Cause: The herbarium_nbe_char column is empty or unparseable.

Solution: - Check that your data has specimen references in the correct format - Use format: “Collector Name ####” (e.g., “Dauby 123”)

“Validation failed: Missing specimen IDs”

Cause: The specimens don’t exist in the herbarium database yet.

Solution: - Ensure specimens are entered in the specimens table first - Check collector name spelling matches table_colnam

“Taxonomic match: Different family”

Cause: Field identification and specimen identification are very different.

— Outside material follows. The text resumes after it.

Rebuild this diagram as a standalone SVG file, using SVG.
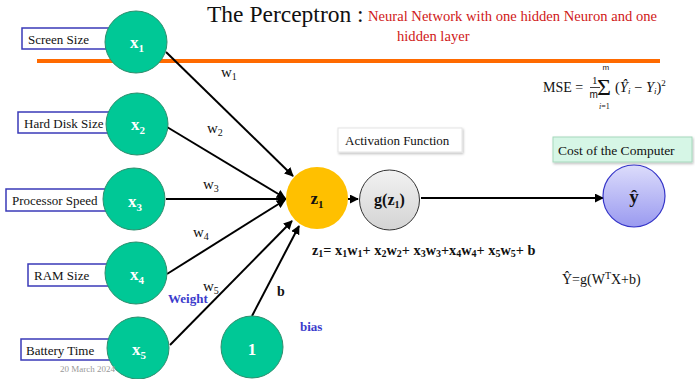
<svg xmlns="http://www.w3.org/2000/svg" width="695" height="379" viewBox="0 0 695 379">
<defs>
<style>
.serif{font-family:"Liberation Serif","Times New Roman",serif;}
.box{fill:#fff;stroke:#3a3ab8;stroke-width:1.5;}
.boxt{font-family:"Liberation Serif",serif;font-size:13px;fill:#111;}
.in{fill:#00c896;stroke:#2f8f6e;stroke-width:1;}
.nt{font-family:"Liberation Serif",serif;font-size:17px;font-weight:bold;fill:#fff;text-anchor:middle;}
.w{font-family:"Liberation Serif",serif;font-size:15px;fill:#111;}
.con{stroke:#000;stroke-width:2;fill:none;}
.blue{font-family:"Liberation Serif",serif;font-size:13px;font-weight:bold;fill:#3b3bcc;}
</style>
<marker id="ah" viewBox="0 0 10 10" refX="9" refY="5" markerWidth="4.5" markerHeight="4.5" orient="auto" markerUnits="strokeWidth">
<path d="M0,0 L10,5 L0,10 z" fill="#000"/>
</marker>
<linearGradient id="gg" x1="0" y1="0" x2="0" y2="1">
<stop offset="0" stop-color="#f2f2f2"/><stop offset="1" stop-color="#d4d4d4"/>
</linearGradient>
<linearGradient id="yg" x1="0" y1="0" x2="0" y2="1">
<stop offset="0" stop-color="#dcdcfb"/><stop offset="1" stop-color="#9a9af0"/>
</linearGradient>
<filter id="sh" x="-10%" y="-20%" width="130%" height="160%">
<feDropShadow dx="1" dy="1.5" stdDeviation="1" flood-color="#000" flood-opacity="0.25"/>
</filter>
</defs>
<rect width="695" height="379" fill="#fff"/>

<!-- title -->
<g id="title">
<text class="serif" x="207" y="22" font-size="23.5" fill="#111">The Perceptron :</text>
<text class="serif" x="368" y="21" font-size="14.6" fill="#d01818">Neural Network with one hidden Neuron and one</text>
<text class="serif" x="397" y="41" font-size="14.6" fill="#d01818">hidden layer</text>
</g>
<line x1="37" y1="61" x2="660" y2="61" stroke="#ff6a00" stroke-width="4"/>

<!-- MSE -->
<g id="mse" class="serif" fill="#111">
<text x="543" y="92" font-size="14">MSE =</text>
<text x="592" y="84" font-size="11">1</text>
<line x1="590" y1="87.5" x2="600" y2="87.5" stroke="#111" stroke-width="0.8"/>
<text x="589.5" y="98" font-size="10" font-family="Liberation Sans,sans-serif">m</text>
<text x="597" y="95" font-size="24">Σ</text>
<text x="602.5" y="70" font-size="8" font-family="Liberation Sans,sans-serif">m</text>
<text x="599" y="108.5" font-size="8" font-style="italic">i<tspan font-style="normal">=1</tspan></text>
<text x="615" y="92" font-size="14.5">(<tspan font-style="italic">Ŷ</tspan><tspan font-style="italic" font-size="9" dy="2">i</tspan><tspan dy="-2"> − </tspan><tspan font-style="italic">Y</tspan><tspan font-style="italic" font-size="9" dy="2">i</tspan><tspan dy="-2">)</tspan><tspan font-size="9" dy="-6">2</tspan></text>
</g>

<!-- connectors -->
<g id="connectors">
<line class="con" x1="166" y1="52" x2="293" y2="176" marker-end="url(#ah)"/>
<line class="con" x1="167" y1="127" x2="285" y2="198" marker-end="url(#ah)"/>
<line class="con" x1="166" y1="199" x2="286" y2="199" marker-end="url(#ah)"/>
<line class="con" x1="167" y1="274" x2="285" y2="200" marker-end="url(#ah)"/>
<line class="con" x1="170" y1="345" x2="292" y2="221" marker-end="url(#ah)"/>
<line class="con" x1="252" y1="316" x2="299" y2="226" marker-end="url(#ah)"/>
<line class="con" x1="348" y1="199" x2="358" y2="199" marker-end="url(#ah)"/>
<line class="con" x1="421" y1="198" x2="603" y2="198" stroke-width="1.5" marker-end="url(#ah)"/>
</g>

<!-- weight labels -->
<g id="weights">
<text class="w" x="221" y="77">w<tspan font-size="10" dy="3">1</tspan></text>
<text class="w" x="207" y="133">w<tspan font-size="10" dy="3">2</tspan></text>
<text class="w" x="203" y="189">w<tspan font-size="10" dy="3">3</tspan></text>
<text class="w" x="193" y="237">w<tspan font-size="10" dy="3">4</tspan></text>
<text class="w" x="203" y="291">w<tspan font-size="10" dy="3">5</tspan></text>
<text class="blue" x="168" y="303">Weight</text>
<text class="serif" x="277" y="296" font-size="14" font-weight="bold" fill="#111">b</text>
<text class="blue" x="300" y="331">bias</text>
</g>

<!-- inputs -->
<g id="in1">
<rect class="box" x="22" y="28" width="95" height="21"/>
<text class="boxt" x="28" y="44">Screen Size</text>
<circle class="in" cx="136" cy="42" r="31"/>
<text class="nt" x="137" y="48">x<tspan font-size="11" dy="4">1</tspan></text>
</g>
<g id="in2">
<rect class="box" x="18" y="112" width="95" height="21"/>
<text class="boxt" x="24" y="128">Hard Disk Size</text>
<circle class="in" cx="137" cy="124" r="31"/>
<text class="nt" x="138" y="130">x<tspan font-size="11" dy="4">2</tspan></text>
</g>
<g id="in3">
<rect class="box" x="6" y="189" width="100" height="22"/>
<text class="boxt" x="12" y="205">Processor Speed</text>
<circle class="in" cx="134" cy="199" r="31"/>
<text class="nt" x="135" y="207">x<tspan font-size="11" dy="4">3</tspan></text>
</g>
<g id="in4">
<rect class="box" x="28" y="264" width="85" height="22"/>
<text class="boxt" x="34" y="280">RAM Size</text>
<circle class="in" cx="136" cy="273" r="31"/>
<text class="nt" x="137" y="280">x<tspan font-size="11" dy="4">4</tspan></text>
</g>
<g id="in5">
<rect class="box" x="21" y="339" width="90" height="21"/>
<text class="boxt" x="26" y="355">Battery Time</text>
<circle class="in" cx="138" cy="348" r="31"/>
<text class="nt" x="139" y="355">x<tspan font-size="11" dy="4">5</tspan></text>
</g>
<text class="serif" x="60" y="372" font-size="9" fill="#999">20 March 2024</text>

<!-- bias node -->
<g id="bias">
<circle class="in" cx="252" cy="347" r="31"/>
<text class="nt" x="252" y="355">1</text>
</g>

<!-- z1 -->
<g id="z1">
<circle cx="317" cy="198" r="31" fill="#ffc000"/>
<text class="serif" x="317" y="204" font-size="17" font-weight="bold" fill="#111" text-anchor="middle">z<tspan font-size="11" dy="4">1</tspan></text>
<text class="serif" x="312" y="255" font-size="14.3" font-weight="bold" fill="#111">z<tspan font-size="10" dy="2">1</tspan><tspan dy="-2">= x</tspan><tspan font-size="10" dy="2">1</tspan><tspan dy="-2">w</tspan><tspan font-size="10" dy="2">1</tspan><tspan dy="-2">+ x</tspan><tspan font-size="10" dy="2">2</tspan><tspan dy="-2">w</tspan><tspan font-size="10" dy="2">2</tspan><tspan dy="-2">+ x</tspan><tspan font-size="10" dy="2">3</tspan><tspan dy="-2">w</tspan><tspan font-size="10" dy="2">3</tspan><tspan dy="-2">+x</tspan><tspan font-size="10" dy="2">4</tspan><tspan dy="-2">w</tspan><tspan font-size="10" dy="2">4</tspan><tspan dy="-2">+ x</tspan><tspan font-size="10" dy="2">5</tspan><tspan dy="-2">w</tspan><tspan font-size="10" dy="2">5</tspan><tspan dy="-2">+ b</tspan></text>
</g>

<!-- activation -->
<g id="activation">
<rect x="338" y="128" width="124" height="24" fill="#fff" stroke="#e4e4e4" stroke-width="1" filter="url(#sh)"/>
<text class="serif" x="345" y="145" font-size="13" fill="#111">Activation Function</text>
<circle cx="389.5" cy="200" r="30" fill="url(#gg)" stroke="#333" stroke-width="1"/>
<text class="serif" x="389.5" y="205" font-size="16" font-weight="bold" fill="#111" text-anchor="middle">g(z<tspan font-size="10" dy="3">1</tspan><tspan dy="-3">)</tspan></text>
</g>

<!-- output -->
<g id="output">
<rect x="553" y="137" width="139" height="25" fill="#d6f6e6" stroke="#a6d8bc" stroke-width="1" filter="url(#sh)"/>
<text class="serif" x="558" y="155" font-size="13.5" fill="#111">Cost of the Computer</text>
<circle cx="634" cy="196" r="31" fill="url(#yg)" stroke="#3535c8" stroke-width="1.2"/>
<text class="serif" x="634" y="203" font-size="19" font-weight="bold" fill="#111" text-anchor="middle">ŷ</text>
<text class="serif" x="562" y="284" font-size="14" fill="#111">Ŷ=g(W<tspan font-size="10" dy="-5">T</tspan><tspan dy="5">X+b)</tspan></text>
</g>
</svg>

Solution: - This is often a real discrepancy worth investigating - Check field notes and specimen label - Consult with taxonomists before creating the link

Best Practices

  1. Link specimens as soon as they’re databased: Don’t wait years to establish connections.

  2. Review taxonomic discrepancies carefully: Different families often indicate either:

    • Field misidentification (common)
    • Wrong specimen linked (data entry error)
    • Mislabeled specimen (rare)
  3. Document link types accurately: Distinguish between direct collection (type_individual) and field-identified references (referenced_individual).

  4. Maintain audit trails: Never delete links; add new ones if corrections are needed.

  5. Regular updates: Periodically query for new specimen identifications to ensure your inventory data stays current.

Summary

The specimen linking system transforms static inventory data into a living dataset that improves over time as taxonomic knowledge advances. By creating formal database-level connections between ecological measurements and herbarium vouchers, you ensure that your research benefits from ongoing taxonomic revision—automatically, permanently, and transparently.

This is not just data management; it’s a paradigm shift toward cumulative, self-improving ecological data infrastructure.